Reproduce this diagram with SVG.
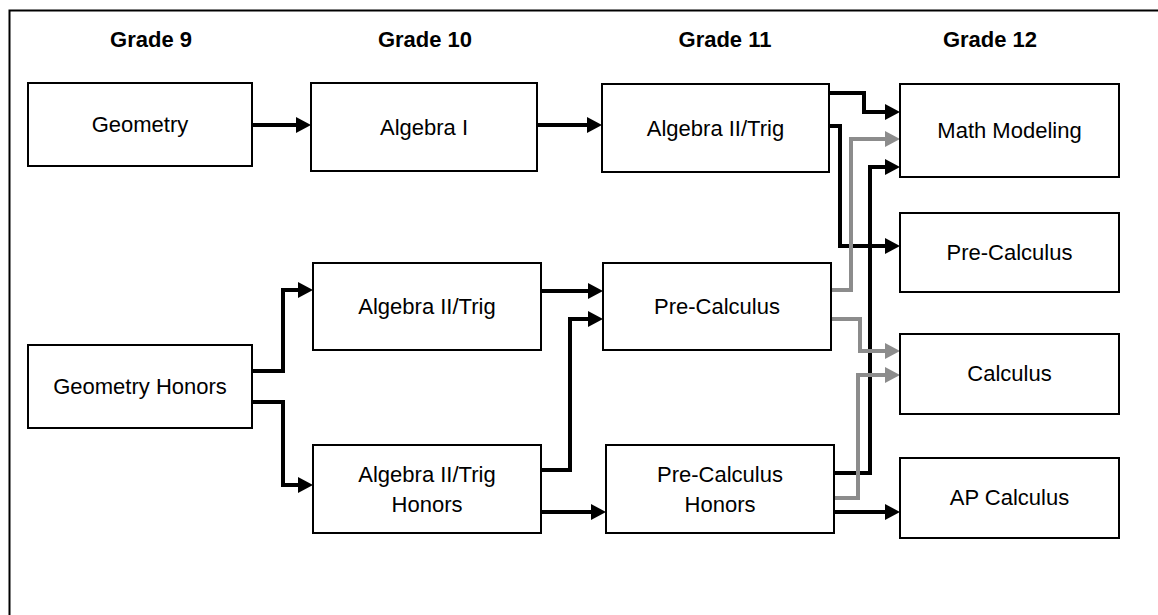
<svg xmlns="http://www.w3.org/2000/svg" width="1158" height="615" viewBox="0 0 1158 615">
  <style>
    .box { fill: #ffffff; stroke: #000000; stroke-width: 2; }
    .lbl { font-family: "Liberation Sans", Arial, sans-serif; font-size: 22px; fill: #000000; text-anchor: middle; }
    .hdr { font-family: "Liberation Sans", Arial, sans-serif; font-size: 22px; font-weight: bold; fill: #000000; text-anchor: middle; }
    .c { fill: none; stroke: #000000; stroke-width: 4; stroke-linejoin: miter; }
    .g { fill: none; stroke: #8c8c8c; stroke-width: 4; stroke-linejoin: miter; }
  </style>
  <defs>
    <marker id="ab" markerUnits="userSpaceOnUse" viewBox="0 0 15 16" markerWidth="15" markerHeight="16" refX="1" refY="8" orient="auto">
      <path d="M0,0 L15,8 L0,16 Z" fill="#000000"/>
    </marker>
    <marker id="ag" markerUnits="userSpaceOnUse" viewBox="0 0 15 16" markerWidth="15" markerHeight="16" refX="1" refY="8" orient="auto">
      <path d="M0,0 L15,8 L0,16 Z" fill="#8c8c8c"/>
    </marker>
  </defs>
  <rect x="0" y="0" width="1158" height="615" fill="#ffffff"/>
  <path d="M9.5,615 V10.5 H1158" fill="none" stroke="#000000" stroke-width="2"/>

  <g id="headers">
    <text class="hdr" x="151" y="47">Grade 9</text>
    <text class="hdr" x="425" y="47">Grade 10</text>
    <text class="hdr" x="725" y="47">Grade 11</text>
    <text class="hdr" x="990" y="47">Grade 12</text>
  </g>

  <g id="connectors">
    <path class="c" d="M252,125 H297" marker-end="url(#ab)"/>
    <path class="c" d="M537,125 H588" marker-end="url(#ab)"/>
    <path class="c" d="M829,93 H864 V112 H886" marker-end="url(#ab)"/>
    <path class="c" d="M829,126 H840 V246 H886" marker-end="url(#ab)"/>
    <path class="g" d="M831,290 H851 V139 H886" marker-end="url(#ag)"/>
    <path class="c" d="M834,473 H870 V167 H886" marker-end="url(#ab)"/>
    <path class="g" d="M831,319 H860 V351 H886" marker-end="url(#ag)"/>
    <path class="g" d="M834,498 H858 V375 H886" marker-end="url(#ag)"/>
    <path class="c" d="M834,512 H886" marker-end="url(#ab)"/>
    <path class="c" d="M252,371 H283 V290 H299" marker-end="url(#ab)"/>
    <path class="c" d="M252,402 H283 V485 H299" marker-end="url(#ab)"/>
    <path class="c" d="M541,291 H589" marker-end="url(#ab)"/>
    <path class="c" d="M541,470 H570 V319 H589" marker-end="url(#ab)"/>
    <path class="c" d="M541,512 H592" marker-end="url(#ab)"/>
  </g>

  <g id="geometry">
    <rect class="box" x="28" y="83" width="224" height="83"/>
    <text class="lbl" x="140" y="132">Geometry</text>
  </g>
  <g id="algebra1">
    <rect class="box" x="311" y="83" width="226" height="88"/>
    <text class="lbl" x="424" y="135">Algebra I</text>
  </g>
  <g id="algebra2trig11">
    <rect class="box" x="602" y="84" width="227" height="88"/>
    <text class="lbl" x="715.5" y="136">Algebra II/Trig</text>
  </g>
  <g id="mathmodeling">
    <rect class="box" x="900" y="84" width="219" height="93"/>
    <text class="lbl" x="1009.5" y="138">Math Modeling</text>
  </g>
  <g id="precalc12">
    <rect class="box" x="900" y="213" width="219" height="79"/>
    <text class="lbl" x="1009.5" y="260">Pre-Calculus</text>
  </g>
  <g id="calculus">
    <rect class="box" x="900" y="334" width="219" height="80"/>
    <text class="lbl" x="1009.5" y="381">Calculus</text>
  </g>
  <g id="apcalculus">
    <rect class="box" x="900" y="458" width="219" height="80"/>
    <text class="lbl" x="1009.5" y="505">AP Calculus</text>
  </g>
  <g id="geometryhonors">
    <rect class="box" x="28" y="345" width="224" height="83"/>
    <text class="lbl" x="140" y="394">Geometry Honors</text>
  </g>
  <g id="algebra2trig10">
    <rect class="box" x="313" y="263" width="228" height="87"/>
    <text class="lbl" x="427" y="314">Algebra II/Trig</text>
  </g>
  <g id="algebra2trighonors">
    <rect class="box" x="313" y="445" width="228" height="88"/>
    <text class="lbl" x="427" y="482">Algebra II/Trig</text>
    <text class="lbl" x="427" y="512">Honors</text>
  </g>
  <g id="precalc11">
    <rect class="box" x="603" y="263" width="228" height="87"/>
    <text class="lbl" x="717" y="314">Pre-Calculus</text>
  </g>
  <g id="precalchonors">
    <rect class="box" x="606" y="445" width="228" height="88"/>
    <text class="lbl" x="720" y="482">Pre-Calculus</text>
    <text class="lbl" x="720" y="512">Honors</text>
  </g>
</svg>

- **SHORT PROBLEM**:
Working from the material above, transcribe it exactly while omitting pictures.

- **TASK ANSWER**:
Reproduce this diagram with SVG.
<svg xmlns="http://www.w3.org/2000/svg" width="1158" height="615" viewBox="0 0 1158 615">
  <style>
    .box { fill: #ffffff; stroke: #000000; stroke-width: 2; }
    .lbl { font-family: "Liberation Sans", Arial, sans-serif; font-size: 22px; fill: #000000; text-anchor: middle; }
    .hdr { font-family: "Liberation Sans", Arial, sans-serif; font-size: 22px; font-weight: bold; fill: #000000; text-anchor: middle; }
    .c { fill: none; stroke: #000000; stroke-width: 4; stroke-linejoin: miter; }
    .g { fill: none; stroke: #8c8c8c; stroke-width: 4; stroke-linejoin: miter; }
  </style>
  <defs>
    <marker id="ab" markerUnits="userSpaceOnUse" viewBox="0 0 15 16" markerWidth="15" markerHeight="16" refX="1" refY="8" orient="auto">
      <path d="M0,0 L15,8 L0,16 Z" fill="#000000"/>
    </marker>
    <marker id="ag" markerUnits="userSpaceOnUse" viewBox="0 0 15 16" markerWidth="15" markerHeight="16" refX="1" refY="8" orient="auto">
      <path d="M0,0 L15,8 L0,16 Z" fill="#8c8c8c"/>
    </marker>
  </defs>
  <rect x="0" y="0" width="1158" height="615" fill="#ffffff"/>
  <path d="M9.5,615 V10.5 H1158" fill="none" stroke="#000000" stroke-width="2"/>

  <g id="headers">
    <text class="hdr" x="151" y="47">Grade 9</text>
    <text class="hdr" x="425" y="47">Grade 10</text>
    <text class="hdr" x="725" y="47">Grade 11</text>
    <text class="hdr" x="990" y="47">Grade 12</text>
  </g>

  <g id="connectors">
    <path class="c" d="M252,125 H297" marker-end="url(#ab)"/>
    <path class="c" d="M537,125 H588" marker-end="url(#ab)"/>
    <path class="c" d="M829,93 H864 V112 H886" marker-end="url(#ab)"/>
    <path class="c" d="M829,126 H840 V246 H886" marker-end="url(#ab)"/>
    <path class="g" d="M831,290 H851 V139 H886" marker-end="url(#ag)"/>
    <path class="c" d="M834,473 H870 V167 H886" marker-end="url(#ab)"/>
    <path class="g" d="M831,319 H860 V351 H886" marker-end="url(#ag)"/>
    <path class="g" d="M834,498 H858 V375 H886" marker-end="url(#ag)"/>
    <path class="c" d="M834,512 H886" marker-end="url(#ab)"/>
    <path class="c" d="M252,371 H283 V290 H299" marker-end="url(#ab)"/>
    <path class="c" d="M252,402 H283 V485 H299" marker-end="url(#ab)"/>
    <path class="c" d="M541,291 H589" marker-end="url(#ab)"/>
    <path class="c" d="M541,470 H570 V319 H589" marker-end="url(#ab)"/>
    <path class="c" d="M541,512 H592" marker-end="url(#ab)"/>
  </g>

  <g id="geometry">
    <rect class="box" x="28" y="83" width="224" height="83"/>
    <text class="lbl" x="140" y="132">Geometry</text>
  </g>
  <g id="algebra1">
    <rect class="box" x="311" y="83" width="226" height="88"/>
    <text class="lbl" x="424" y="135">Algebra I</text>
  </g>
  <g id="algebra2trig11">
    <rect class="box" x="602" y="84" width="227" height="88"/>
    <text class="lbl" x="715.5" y="136">Algebra II/Trig</text>
  </g>
  <g id="mathmodeling">
    <rect class="box" x="900" y="84" width="219" height="93"/>
    <text class="lbl" x="1009.5" y="138">Math Modeling</text>
  </g>
  <g id="precalc12">
    <rect class="box" x="900" y="213" width="219" height="79"/>
    <text class="lbl" x="1009.5" y="260">Pre-Calculus</text>
  </g>
  <g id="calculus">
    <rect class="box" x="900" y="334" width="219" height="80"/>
    <text class="lbl" x="1009.5" y="381">Calculus</text>
  </g>
  <g id="apcalculus">
    <rect class="box" x="900" y="458" width="219" height="80"/>
    <text class="lbl" x="1009.5" y="505">AP Calculus</text>
  </g>
  <g id="geometryhonors">
    <rect class="box" x="28" y="345" width="224" height="83"/>
    <text class="lbl" x="140" y="394">Geometry Honors</text>
  </g>
  <g id="algebra2trig10">
    <rect class="box" x="313" y="263" width="228" height="87"/>
    <text class="lbl" x="427" y="314">Algebra II/Trig</text>
  </g>
  <g id="algebra2trighonors">
    <rect class="box" x="313" y="445" width="228" height="88"/>
    <text class="lbl" x="427" y="482">Algebra II/Trig</text>
    <text class="lbl" x="427" y="512">Honors</text>
  </g>
  <g id="precalc11">
    <rect class="box" x="603" y="263" width="228" height="87"/>
    <text class="lbl" x="717" y="314">Pre-Calculus</text>
  </g>
  <g id="precalchonors">
    <rect class="box" x="606" y="445" width="228" height="88"/>
    <text class="lbl" x="720" y="482">Pre-Calculus</text>
    <text class="lbl" x="720" y="512">Honors</text>
  </g>
</svg>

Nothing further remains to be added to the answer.